Les faits sont têtus. Les peuples résilients, les cultures historiques aussi bien que les équilibres communautaires et confessionnels, ne cessent de nous rappeler leur irréductibilité à la seule logique démocratique telle que nous l’envisageons tantôt ingénument, tantôt cyniquement. Il est clair que l’ethnocentrisme occidental a, depuis plus de 25 ans, fait des ravages humains et qu’il ne suffit pas de pérorer sur le « devoir d’ingérence » et les dictateurs infréquentables pour se donner bonne conscience ni surtout pour contribuer à l’apaisement de la violence du monde.

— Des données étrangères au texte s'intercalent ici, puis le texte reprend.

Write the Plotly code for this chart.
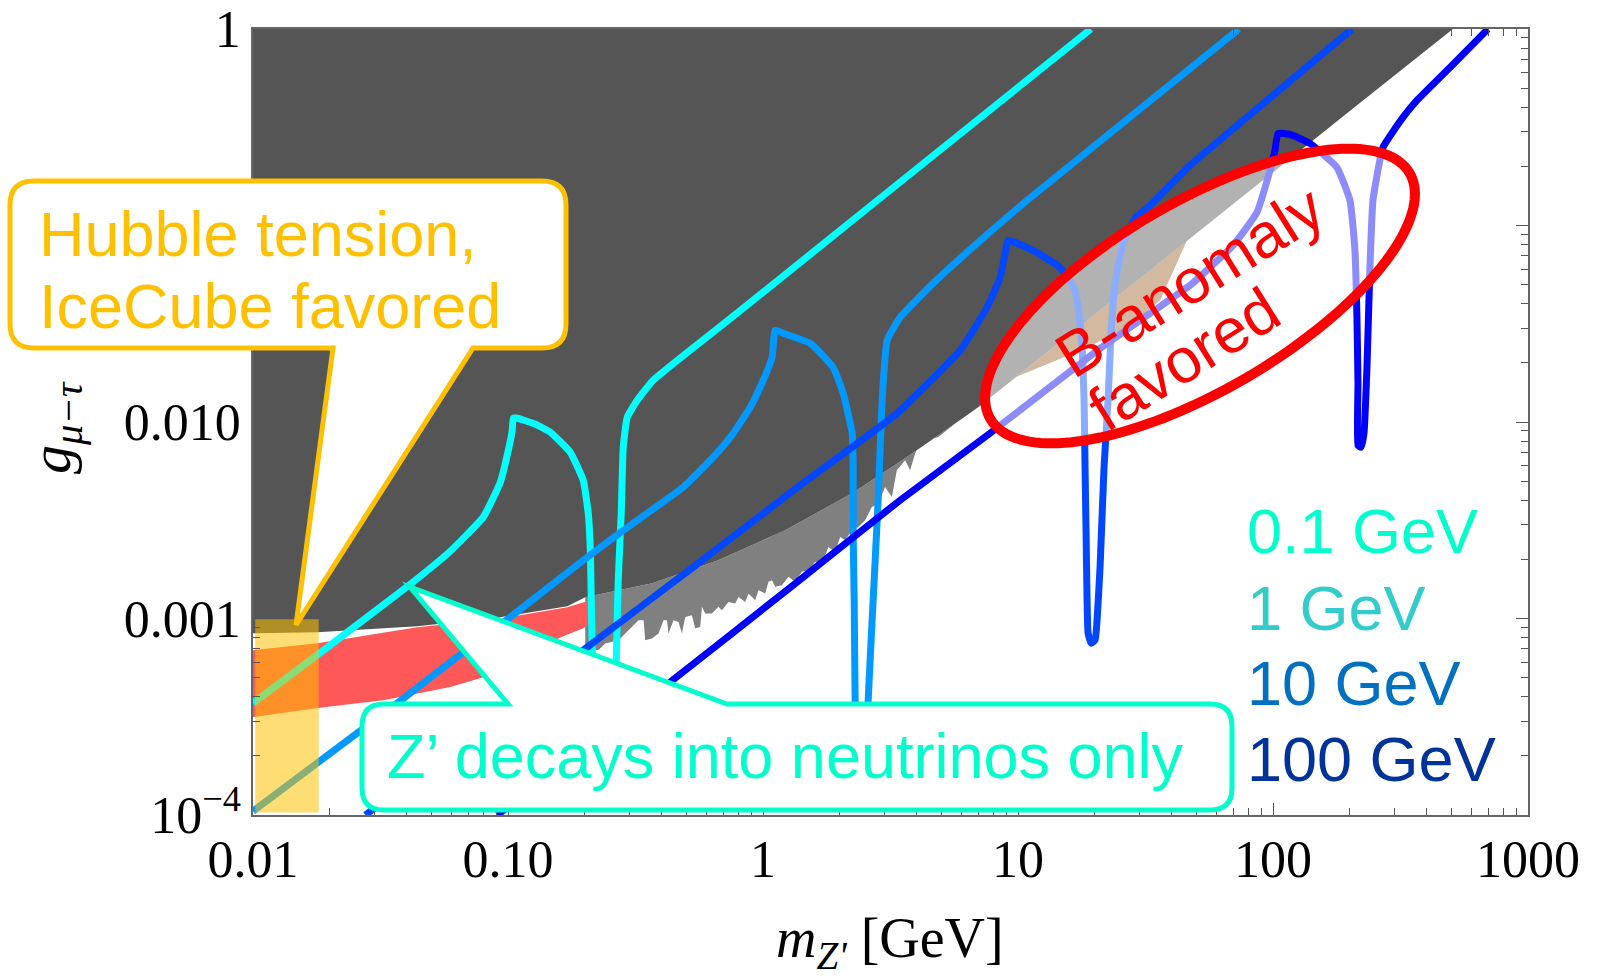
import numpy as np
import plotly.graph_objects as go

# ---------------- data (m_Z' in GeV, g_mu-tau) ----------------
# dark gray excluded region
excl_m = [0.01, 507.6, 225.4, 94.7, 47.3, 20.98, 9.92, 6.98, 5.67, 3.512, 2.237, 1.222,
          0.6674, 0.3678, 0.2009, 0.1709, 0.0933, 0.0441, 0.01788, 0.01]
excl_g = [1.0, 1.0, 0.4329, 0.1757, 0.0860, 0.0370, 0.01709, 0.01188, 0.00982, 0.00639,
          0.00434, 0.002814, 0.00198, 0.001513, 0.001284, 0.001156, 0.001016, 0.000914,
          0.000852, 0.000842]

# lighter gray (jagged) excluded region: jagged lower edge, then upper edge back
mid_m = [0.2009, 0.2265, 0.2406, 0.2713, 0.2883, 0.3062, 0.3250, 0.3401, 0.3453, 0.3669,
         0.3893, 0.4074, 0.4201, 0.4261, 0.4458, 0.4664, 0.4810, 0.4955, 0.5263, 0.5422,
         0.5673, 0.5761, 0.5935, 0.6301, 0.6691, 0.6901, 0.7323, 0.7780, 0.8015, 0.8516,
         0.8772, 0.9320, 0.9601, 1.020, 1.051, 1.084, 1.116, 1.186, 1.259, 1.337, 1.421,
         1.508, 1.602, 1.702, 1.806, 1.919, 2.007, 2.100, 2.231, 2.367, 2.515, 2.673,
         2.836, 3.013, 3.201, 3.349, 3.609, 3.776, 3.951, 4.070, 4.454, 4.874, 5.668,
         3.512, 2.237, 1.222, 0.6674, 0.3678, 0.2009]
mid_g = [6.91e-4, 6.91e-4, 7.47e-4, 7.76e-4, 8.39e-4, 9.07e-4, 9.81e-4, 9.81e-4, 7.76e-4,
         7.91e-4, 8.39e-4, 9.81e-4, 9.81e-4, 8.39e-4, 9.81e-4, 9.61e-4, 8.39e-4, 1.019e-3,
         1.040e-3, 8.90e-4, 9.07e-4, 1.146e-3, 1.061e-3, 1.061e-3, 1.146e-3, 1.103e-3,
         1.215e-3, 1.193e-3, 1.288e-3, 1.215e-3, 1.341e-3, 1.240e-3, 1.394e-3, 1.341e-3,
         1.536e-3, 1.567e-3, 1.449e-3, 1.478e-3, 1.629e-3, 1.536e-3, 1.727e-3, 1.762e-3,
         1.942e-3, 1.905e-3, 2.314e-3, 2.183e-3, 2.602e-3, 2.503e-3, 2.814e-3, 2.924e-3,
         3.164e-3, 3.698e-3, 3.849e-3, 4.673e-3, 4.156e-3, 5.68e-3, 6.39e-3, 5.68e-3,
         6.91e-3, 7.46e-3, 8.07e-3, 8.39e-3, 9.82e-3, 6.39e-3, 4.34e-3, 2.814e-3, 1.98e-3,
         1.513e-3, 1.284e-3]

# red band
red_m = [0.01, 0.0179, 0.0441, 0.0933, 0.171, 0.2102, 0.2102, 0.1973, 0.16, 0.134, 0.080,
         0.0594, 0.0324, 0.0179, 0.01]
red_g = [6.9e-4, 7.48e-4, 9.03e-4, 1.0e-3, 1.14e-3, 1.24e-3, 9.5e-4, 8.93e-4, 8.0e-4, 6.9e-4,
         5.03e-4, 4.48e-4, 3.84e-4, 3.5e-4, 3.15e-4]

# tan (B-anomaly) strip
tan_m = [9.92, 20.98, 47.3, 46.0, 36.1, 27.5, 18.83, 14.23, 9.74]
tan_g = [0.01709, 0.0370, 0.0860, 0.0840, 0.0416, 0.0310, 0.0240, 0.0206, 0.01689]

# Hubble / IceCube favored box
hub_m = [0.0102, 0.0181, 0.0181, 0.0102]
hub_g = [1.03e-4, 1.03e-4, 9.9e-4, 9.9e-4]

# contours for m_chi = 0.1, 1, 10, 100 GeV
c01_m = [0.01, 0.0201, 0.0414, 0.0594, 0.0800, 0.0933, 0.1003, 0.1039, 0.1049, 0.1088, 0.128,
         0.1465, 0.1754, 0.1973, 0.2064, 0.2102, 0.2121, 0.2140, 0.2180, 0.2563, 0.2658,
         0.2706, 0.2780, 0.2831, 0.2935, 0.3212, 0.3712, 0.764, 3.04, 19.3]
c01_g = [3.71e-4, 7.32e-4, 1.495e-3, 2.20e-3, 3.28e-3, 4.94e-3, 7.18e-3, 9.08e-3, 1.045e-2,
         1.045e-2, 9.74e-3, 8.87e-3, 7.02e-3, 5.05e-3, 3.43e-3, 2.31e-3, 1.24e-3, 6.90e-4,
         1.34e-4, 1.34e-4, 6.14e-4, 1.567e-3, 3.43e-3, 7.44e-3, 1.057e-2, 1.29e-2, 1.631e-2,
         3.45e-2, 0.1457, 1.0]

c1_m = [0.01, 0.0368, 0.0668, 0.1021, 0.1973, 0.2831, 0.4866, 0.6378, 0.764, 0.891, 1.002,
        1.086, 1.116, 1.200, 1.531, 1.884, 2.063, 2.237, 2.257, 2.257, 2.278, 2.298, 2.340,
        2.538, 2.585, 2.704, 2.829, 2.932, 3.068, 3.45, 4.65, 6.91, 10.85, 73.5]
c1_g = [1.047e-4, 3.71e-4, 6.74e-4, 1.016e-3, 1.98e-3, 2.81e-3, 4.66e-3, 6.62e-3, 8.76e-3,
        1.188e-2, 1.631e-2, 2.135e-2, 2.93e-2, 2.83e-2, 2.515e-2, 1.898e-2, 1.40e-2, 8.76e-3,
        5.89e-3, 2.72e-3, 1.24e-3, 3.84e-4, 1.34e-4, 1.34e-4, 3.84e-4, 1.24e-3, 4.0e-3,
        1.29e-2, 2.60e-2, 3.41e-2, 5.08e-2, 8.11e-2, 0.1342, 1.0]

c10_m = [0.0276, 0.2046, 0.5325, 1.349, 3.357, 5.93, 7.56, 8.51, 8.90, 9.15, 11.46, 14.62,
         16.74, 17.68, 18.16, 18.32, 18.49, 18.66, 18.83, 19.35, 20.06, 20.42, 20.98, 21.75,
         22.55, 23.17, 24.02, 25.82, 28.77, 32.95, 47.3, 94.7, 204.0]
c10_g = [1.0e-4, 7.15e-4, 1.825e-3, 4.60e-3, 1.108e-2, 2.317e-2, 3.83e-2, 5.45e-2, 7.21e-2,
         8.40e-2, 7.47e-2, 6.12e-2, 4.68e-2, 2.83e-2, 1.29e-2, 5.89e-3, 2.72e-3, 1.24e-3,
         8.42e-4, 7.49e-4, 7.76e-4, 9.81e-4, 1.825e-3, 5.89e-3, 1.29e-2, 2.83e-2, 5.08e-2,
         8.11e-2, 0.1087, 0.1266, 0.2022, 0.4329, 1.0]

c100_m = [0.0908, 0.4328, 1.313, 3.45, 7.77, 20.98, 32.95, 47.3, 69.7, 86.5, 97.3, 101.8,
          104.6, 116.6, 139.6, 178.1, 200.4, 209.6, 213.4, 215.4, 215.4, 221.3, 227.4, 233.6,
          240.0, 246.6, 269.9, 323.3, 366.7, 494.2, 696.5]
c100_g = [1.0e-4, 4.75e-4, 1.478e-3, 4.0e-3, 8.76e-3, 2.37e-2, 3.57e-2, 4.96e-2, 7.92e-2,
          0.1166, 0.1907, 0.2410, 0.2941, 0.2906, 0.2617, 0.1975, 0.1342, 7.47e-2, 3.41e-2,
          1.574e-2, 7.61e-3, 7.44e-3, 8.76e-3, 1.898e-2, 6.12e-2, 0.1342, 0.2496, 0.3548,
          0.4329, 0.637, 1.0]

x_ticks = [0.01, 0.1, 1, 10, 100, 1000]
x_ticktext = ["0.01", "0.10", "1", "10", "100", "1000"]
y_ticks = [1e-4, 1e-3, 1e-2, 1e-1, 1]
y_ticktext = ["10<sup>\u22124</sup>", "0.001", "0.010", "", "1"]  # 0.1 label hidden by callout
x_minor = [k * 10.0 ** d for d in range(-2, 3) for k in range(2, 10)]
y_minor = [k * 10.0 ** d for d in range(-4, 0) for k in range(2, 10)]

legend_labels = ["0.1 GeV", "1 GeV", "10 GeV", "100 GeV"]
legend_colors = ["#00FFCC", "#33CCCC", "#0070C0", "#003399"]

# ---------------- layout geometry ----------------
W, H = 1597, 978
PL, PR, PT, PB = 253, 1528, 29, 815


def px(x):
    return (x - PL) / (PR - PL)


def py(y):
    return (PB - y) / (PB - PT)


def P(x, y):
    return f"{px(x):.5f},{py(y):.5f}"


fig = go.Figure()


def region(m, g, color):
    fig.add_trace(go.Scatter(x=m, y=g, mode="lines", fill="toself", fillcolor=color,
                             line=dict(width=0, color=color), hoverinfo="skip",
                             showlegend=False))


region(mid_m, mid_g, "#808080")
region(tan_m, tan_g, "#9B642C")
region(excl_m, excl_g, "#555555")
region(red_m, red_g, "#FF5858")

for m, g, col in [(c01_m, c01_g, "#00FFFF"), (c1_m, c1_g, "#0099FF"),
                  (c10_m, c10_g, "#0047FF"), (c100_m, c100_g, "#0000FF")]:
    fig.add_trace(go.Scatter(x=m, y=g, mode="lines",
                             line=dict(color=col, width=7, shape="spline", smoothing=0.4),
                             hoverinfo="skip", showlegend=False))

region(hub_m, hub_g, "rgba(255,192,0,0.54)")


# ---------------- shapes (callouts and ellipse) ----------------
def ellipse_path(cx, cy, a, b, th, n=160):
    t = np.linspace(0, 2 * np.pi, n, endpoint=False)
    c, s = np.cos(np.radians(th)), np.sin(np.radians(th))
    xs = cx + a * np.cos(t) * c - b * np.sin(t) * s
    ys = cy - (a * np.cos(t) * s + b * np.sin(t) * c)
    return "M" + "L".join(P(x, y) for x, y in zip(xs, ys)) + "Z"


def rr(x0, y0, x1, y1, r, bottom_ptr=None, top_ptr=None):
    s = f"M{P(x0 + r, y0)}"
    if top_ptr:
        a, tip, b = top_ptr
        s += f"L{P(a, y0)}L{P(*tip)}L{P(b, y0)}"
    s += f"L{P(x1 - r, y0)}Q{P(x1, y0)} {P(x1, y0 + r)}"
    s += f"L{P(x1, y1 - r)}Q{P(x1, y1)} {P(x1 - r, y1)}"
    if bottom_ptr:
        b, tip, a = bottom_ptr
        s += f"L{P(b, y1)}L{P(*tip)}L{P(a, y1)}"
    s += f"L{P(x0 + r, y1)}Q{P(x0, y1)} {P(x0, y1 - r)}"
    s += f"L{P(x0, y0 + r)}Q{P(x0, y0)} {P(x0 + r, y0)}Z"
    return s


shapes = [
    dict(type="path", xref="paper", yref="paper", layer="above",
         path=ellipse_path(1200, 296, 243, 94, 30.4),
         line=dict(color="#FF0000", width=10), fillcolor="rgba(255,255,255,0.55)"),
    dict(type="path", xref="paper", yref="paper", layer="above",
         path=rr(10, 181, 566, 348, 24, bottom_ptr=(473, (296, 625), 333)),
         line=dict(color="#FFC000", width=5), fillcolor="white"),
    dict(type="path", xref="paper", yref="paper", layer="above",
         path=rr(362, 704, 1232, 810, 22, top_ptr=(508, (410, 587), 727)),
         line=dict(color="#00FFCC", width=5), fillcolor="white"),
]

SANS = "Liberation Sans, Arial, sans-serif"
SERIF = "Liberation Serif, Times New Roman, serif"


def ann(text, x, y, color, size=63, xanchor="left", yanchor="middle", angle=0, family=SANS):
    return dict(text=text, x=px(x), y=py(y), xref="paper", yref="paper", showarrow=False,
                xanchor=xanchor, yanchor=yanchor, textangle=angle, borderpad=0,
                font=dict(family=family, size=size, color=color))


annotations = [
    ann("Hubble tension,", 38, 234, "#FFC000"),
    ann("IceCube favored", 38, 306, "#FFC000"),
    ann("Z\u2019 decays into neutrinos only", 386, 756, "#00FFCC"),
    ann("B-anomaly", 1190, 281, "#FF0000", size=63, xanchor="center", angle=-32),
    ann("favored", 1184, 359, "#FF0000", size=63, xanchor="center", angle=-32),
    ann("<i>m</i><sub><i>Z'</i></sub> [GeV]", 890, 906, "black", size=56,
        xanchor="center", yanchor="top", family=SERIF),
    ann("<i>g</i><sub><i>\u03bc\u2212\u03c4</i></sub>", 54, 428, "black", size=58,
        xanchor="center", angle=-90, family=SERIF),
]
for lab, col, yy in zip(legend_labels, legend_colors, [531, 608, 683, 759]):
    annotations.append(ann(lab, 1246, yy, col))

axis_common = dict(
    type="log", ticks="inside", ticklen=12, tickwidth=1.2, tickcolor="#555555",
    showline=True, linecolor="#666666", linewidth=1.5, mirror="ticks",
    showgrid=False, zeroline=False, automargin=False,
    tickfont=dict(family=SERIF, size=52, color="black"),
)

fig.update_layout(
    template="none",
    width=W, height=H, autosize=False,
    margin=dict(l=PL, r=W - PR, t=PT, b=H - PB, pad=0),
    paper_bgcolor="white", plot_bgcolor="white", showlegend=False,
    xaxis=dict(axis_common, range=[-2, 3], tickmode="array", tickvals=x_ticks,
               ticktext=x_ticktext, ticklabelstandoff=-2,
               minor=dict(tickmode="array", tickvals=x_minor, ticks="inside", ticklen=7,
                          tickcolor="#555555", showgrid=False)),
    yaxis=dict(axis_common, range=[-4, 0], tickmode="array", tickvals=y_ticks,
               ticktext=y_ticktext, ticklabelstandoff=0,
               minor=dict(tickmode="array", tickvals=y_minor, ticks="inside", ticklen=7,
                          tickcolor="#555555", showgrid=False)),
    shapes=shapes,
    annotations=annotations,
)

fig.write_html("out.html", config={"displayModeBar": False},
               post_script="document.body.style.margin='0px';")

Plus personne ne supporte les leçons de morale ni l’interventionnisme éruptif (mais très sélectif) de l’Occident. Au lieu de confondre mouvement désordonné et progrès humain, il faudrait sans doute se souvenir que le multilatéralisme de la Guerre froide comme la Charte des Nations Unies, sur laquelle nous nous sommes assis depuis 30 ans, avaient quelques vertus. Et la non-ingérence politique ou militaire dans les affaires intérieures des États aussi. Il faut y revenir. Il faut que la France ouvre les yeux sur la décrépitude avancée de son influence mondiale, sur sa crédibilité enfuie, avant de reconstruire une doctrine internationale adaptée à ses intérêts comme à sa nature de puissance d’équilibre. Il faut qu’elle réapprenne à respecter les États par principe, au lieu de lancer des anathèmes stériles contre des régimes au nom des droits des individus. Ces derniers n’en sortent jamais gagnants. La ficelle est bien trop grosse. Le retour admis et négocié par les États-Unis du peuple afghan dans les ténèbres de l’ordre taliban démontre, si besoin était, combien les promesses n’engagent que ceux qui les écoutent. Nous pouvons être bien plus utiles à nous-mêmes et meilleurs aux peuples par une approche pragmatique des rapports de force et des ressorts profonds de la conflictualité dynamique du monde qui n’est jamais que son état permanent.